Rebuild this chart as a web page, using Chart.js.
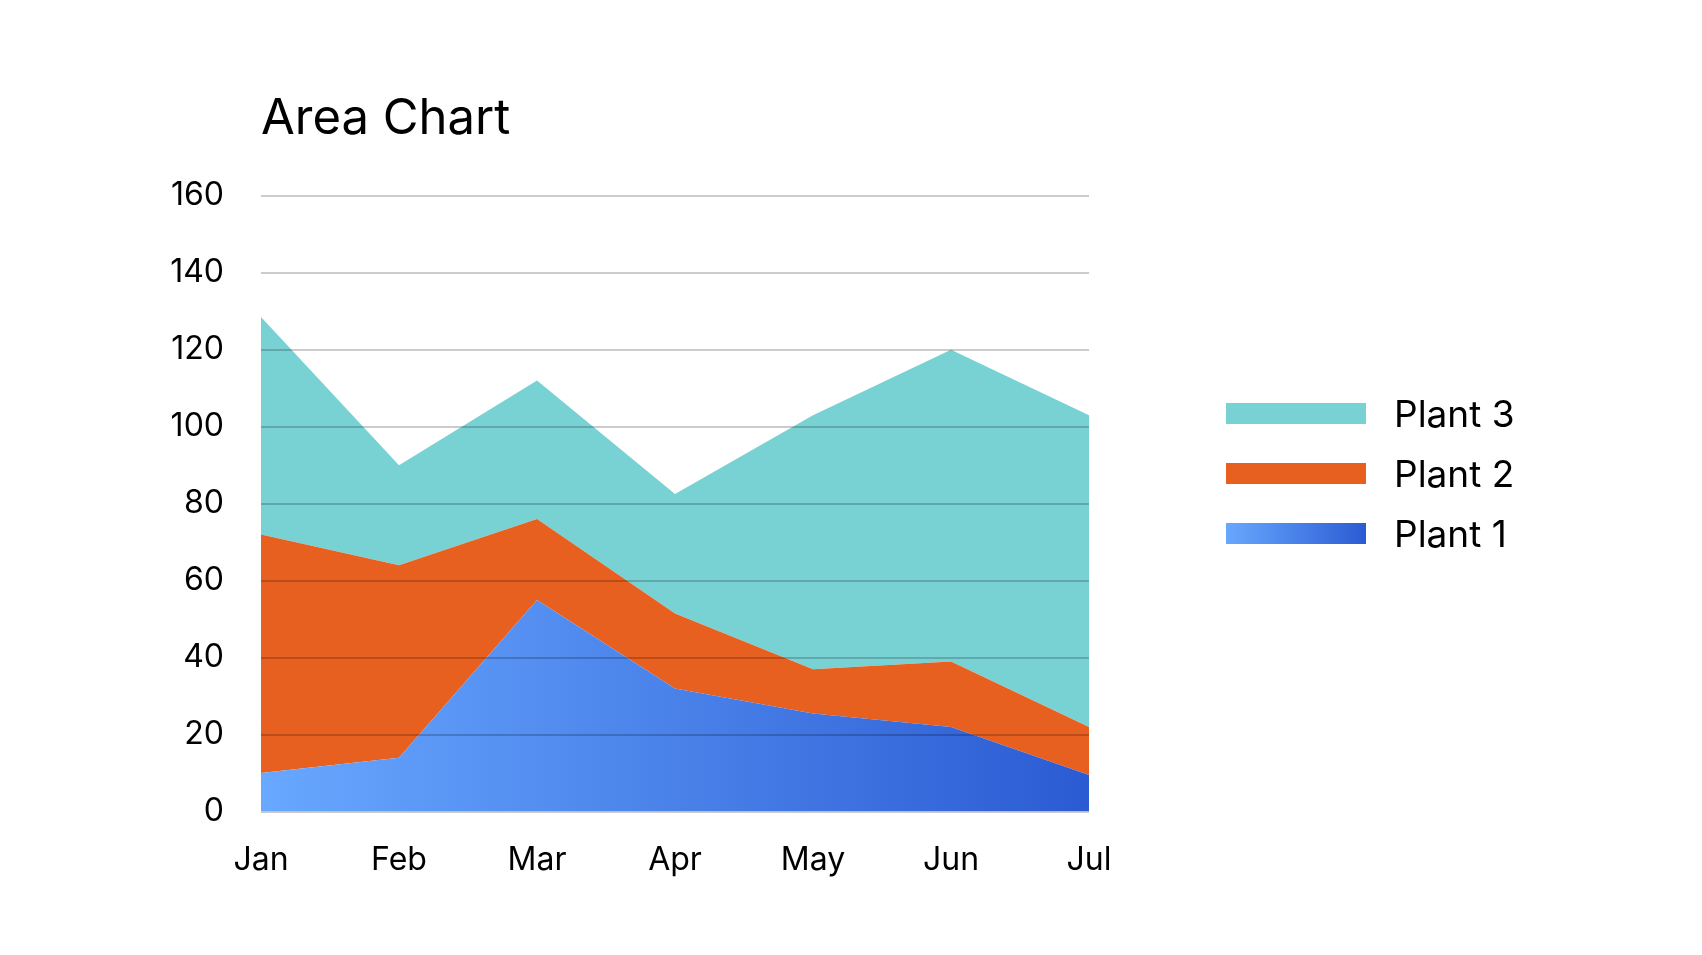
<!DOCTYPE html>
<html lang="en">

<head>
  <meta charset="UTF-8">
  <title>Area Chart</title>
  <style>
    body {
      margin: 0;
      background: #fff;
      font-family: 'Inter', sans-serif;
      overflow: hidden;
    }

    .wrap {
      position: relative;
      width: 1702px;
      height: 955px;
    }

    .legend {
      position: absolute;
      left: 1226px;
      top: 383px;
    }

    .legend-row {
      display: flex;
      align-items: center;
      height: 60px;
    }

    .legend-box {
      width: 140px;
      height: 21px;
    }

    .legend-text {
      margin-left: 28px;
      font-size: 37px;
      line-height: 37px;
      color: #000;
    }
  </style>
</head>

<body>
  <div class="wrap">
    <canvas id="chart" width="1702" height="955"></canvas>
    <div class="legend" id="legend"></div>
  </div>
  <script src="https://cdn.jsdelivr.net/npm/chart.js"></script>
  <script>
    const months = ['Jan', 'Feb', 'Mar', 'Apr', 'May', 'Jun', 'Jul'];
    const plant1 = [10, 14, 55, 32, 25.5, 22, 9.5];
    const plant2 = [62, 50, 21, 19.5, 11.5, 17, 12.5];
    const plant3 = [56.5, 26, 36, 31, 66, 81, 81];
    const seriesNames = ['Plant 1', 'Plant 2', 'Plant 3'];

    const teal = '#78d2d4';
    const orange = '#e8601f';
    const blueStart = '#68a8ff';
    const blueEnd = '#2b5bd3';

    function blueGradient(context) {
      const { ctx, chartArea } = context.chart;
      if (!chartArea) return blueEnd;
      const g = ctx.createLinearGradient(chartArea.left, 0, chartArea.right, 0);
      g.addColorStop(0, blueStart);
      g.addColorStop(1, blueEnd);
      return g;
    }

    Chart.defaults.font.family = "'Inter', sans-serif";
    Chart.defaults.color = '#000';

    const chart = new Chart(document.getElementById('chart'), {
      type: 'line',
      data: {
        labels: months,
        datasets: [
          { label: seriesNames[0], data: plant1, backgroundColor: blueGradient, fill: 'origin', legendCss: `linear-gradient(to right, ${blueStart}, ${blueEnd})` },
          { label: seriesNames[1], data: plant2, backgroundColor: orange, fill: '-1', legendCss: orange },
          { label: seriesNames[2], data: plant3, backgroundColor: teal, fill: '-1', legendCss: teal }
        ]
      },
      options: {
        responsive: false,
        animation: false,
        layout: {
          padding: { left: 169, right: 613, top: 0, bottom: 45 }
        },
        elements: {
          line: { tension: 0, borderWidth: 0 },
          point: { radius: 0, hoverRadius: 0 }
        },
        plugins: {
          legend: { display: false },
          tooltip: { enabled: false },
          title: {
            display: true,
            text: 'Area Chart',
            align: 'start',
            fullSize: false,
            color: '#000',
            font: { size: 49, weight: 'normal' },
            padding: { top: 90, bottom: 47 }
          }
        },
        scales: {
          x: {
            grid: { display: false, drawTicks: false },
            border: { display: false },
            ticks: { font: { size: 32 }, padding: 30, maxRotation: 0 }
          },
          y: {
            stacked: true,
            min: 0,
            max: 160,
            afterFit: (scale) => { scale.width = 92; },
            ticks: { stepSize: 20, font: { size: 32 }, padding: 37 },
            border: { display: false },
            grid: {
              color: 'rgba(0, 0, 0, 0.2)',
              lineWidth: 2,
              drawTicks: false,
              z: 1
            }
          }
        }
      }
    });

    // legend, top series first
    const legendEl = document.getElementById('legend');
    chart.data.datasets.slice().reverse().forEach((ds) => {
      const row = document.createElement('div');
      row.className = 'legend-row';
      row.innerHTML = `<div class="legend-box" style="background:${ds.legendCss}"></div><span class="legend-text">${ds.label}</span>`;
      legendEl.appendChild(row);
    });
  </script>
</body>

</html>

__What you have to do__
Set every line down exactly as written, leaving each picture out.

__Output for this exercise__
Rebuild this chart as a web page, using Chart.js.
<!DOCTYPE html>
<html lang="en">

<head>
  <meta charset="UTF-8">
  <title>Area Chart</title>
  <style>
    body {
      margin: 0;
      background: #fff;
      font-family: 'Inter', sans-serif;
      overflow: hidden;
    }

    .wrap {
      position: relative;
      width: 1702px;
      height: 955px;
    }

    .legend {
      position: absolute;
      left: 1226px;
      top: 383px;
    }

    .legend-row {
      display: flex;
      align-items: center;
      height: 60px;
    }

    .legend-box {
      width: 140px;
      height: 21px;
    }

    .legend-text {
      margin-left: 28px;
      font-size: 37px;
      line-height: 37px;
      color: #000;
    }
  </style>
</head>

<body>
  <div class="wrap">
    <canvas id="chart" width="1702" height="955"></canvas>
    <div class="legend" id="legend"></div>
  </div>
  <script src="https://cdn.jsdelivr.net/npm/chart.js"></script>
  <script>
    const months = ['Jan', 'Feb', 'Mar', 'Apr', 'May', 'Jun', 'Jul'];
    const plant1 = [10, 14, 55, 32, 25.5, 22, 9.5];
    const plant2 = [62, 50, 21, 19.5, 11.5, 17, 12.5];
    const plant3 = [56.5, 26, 36, 31, 66, 81, 81];
    const seriesNames = ['Plant 1', 'Plant 2', 'Plant 3'];

    const teal = '#78d2d4';
    const orange = '#e8601f';
    const blueStart = '#68a8ff';
    const blueEnd = '#2b5bd3';

    function blueGradient(context) {
      const { ctx, chartArea } = context.chart;
      if (!chartArea) return blueEnd;
      const g = ctx.createLinearGradient(chartArea.left, 0, chartArea.right, 0);
      g.addColorStop(0, blueStart);
      g.addColorStop(1, blueEnd);
      return g;
    }

    Chart.defaults.font.family = "'Inter', sans-serif";
    Chart.defaults.color = '#000';

    const chart = new Chart(document.getElementById('chart'), {
      type: 'line',
      data: {
        labels: months,
        datasets: [
          { label: seriesNames[0], data: plant1, backgroundColor: blueGradient, fill: 'origin', legendCss: `linear-gradient(to right, ${blueStart}, ${blueEnd})` },
          { label: seriesNames[1], data: plant2, backgroundColor: orange, fill: '-1', legendCss: orange },
          { label: seriesNames[2], data: plant3, backgroundColor: teal, fill: '-1', legendCss: teal }
        ]
      },
      options: {
        responsive: false,
        animation: false,
        layout: {
          padding: { left: 169, right: 613, top: 0, bottom: 45 }
        },
        elements: {
          line: { tension: 0, borderWidth: 0 },
          point: { radius: 0, hoverRadius: 0 }
        },
        plugins: {
          legend: { display: false },
          tooltip: { enabled: false },
          title: {
            display: true,
            text: 'Area Chart',
            align: 'start',
            fullSize: false,
            color: '#000',
            font: { size: 49, weight: 'normal' },
            padding: { top: 90, bottom: 47 }
          }
        },
        scales: {
          x: {
            grid: { display: false, drawTicks: false },
            border: { display: false },
            ticks: { font: { size: 32 }, padding: 30, maxRotation: 0 }
          },
          y: {
            stacked: true,
            min: 0,
            max: 160,
            afterFit: (scale) => { scale.width = 92; },
            ticks: { stepSize: 20, font: { size: 32 }, padding: 37 },
            border: { display: false },
            grid: {
              color: 'rgba(0, 0, 0, 0.2)',
              lineWidth: 2,
              drawTicks: false,
              z: 1
            }
          }
        }
      }
    });

    // legend, top series first
    const legendEl = document.getElementById('legend');
    chart.data.datasets.slice().reverse().forEach((ds) => {
      const row = document.createElement('div');
      row.className = 'legend-row';
      row.innerHTML = `<div class="legend-box" style="background:${ds.legendCss}"></div><span class="legend-text">${ds.label}</span>`;
      legendEl.appendChild(row);
    });
  </script>
</body>

</html>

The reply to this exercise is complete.